Axion Quality in Warped Extra-Dimension

TL;DR

This paper analyzes how warped extra-dimensional models influence the axion quality problem, focusing on nonlocal effects and geometric factors that suppress symmetry-breaking contributions to the axion potential.

Contribution

It systematically computes nonlocal contributions to the axion potential in warped geometries and classifies conditions for high axion quality.

Findings

Warped geometry and orbifold fixed points affect axion potential contributions.

Nonlocal effects mediated by charged fields are dominant sources of symmetry breaking.

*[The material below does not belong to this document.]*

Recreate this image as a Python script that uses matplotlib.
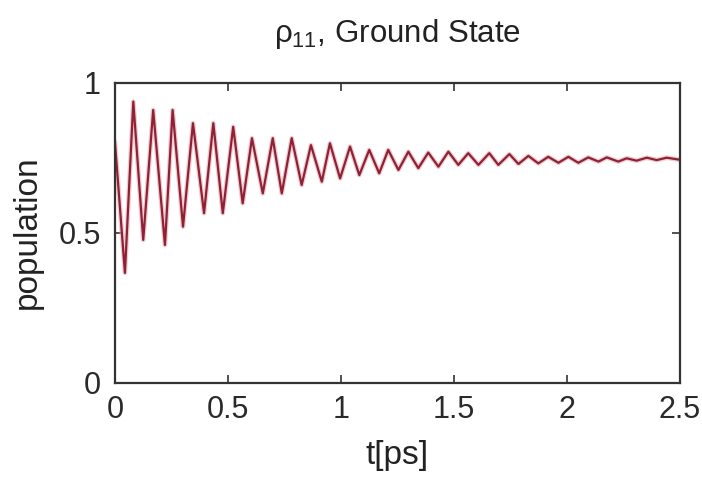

Conditions for achieving sufficiently high axion quality are identified.

Abstract

We investigate the axion quality problem in warped extra-dimensional models in which the QCD axion arises as the Wilson-line mode of a five-dimensional $U(1)$ gauge field compactified on an $S^1/\mathbb{Z}_2$ orbifold. Higher-dimensional gauge invariance severely constrains possible sources of Peccei--Quinn symmetry breaking, implying that non-QCD contributions to the axion potential are predominantly generated by nonlocal effects mediated by $U(1)$-charged fields propagating along the compact dimension. We systematically compute these contributions and examine how both the warped geometry and the orbifold fixed points (branes) affect the resulting axion quality. Finally, we classify the parametric suppression of the induced axion potential, thereby identifying the conditions under which warped extra-dimensional axions can achieve sufficiently high quality.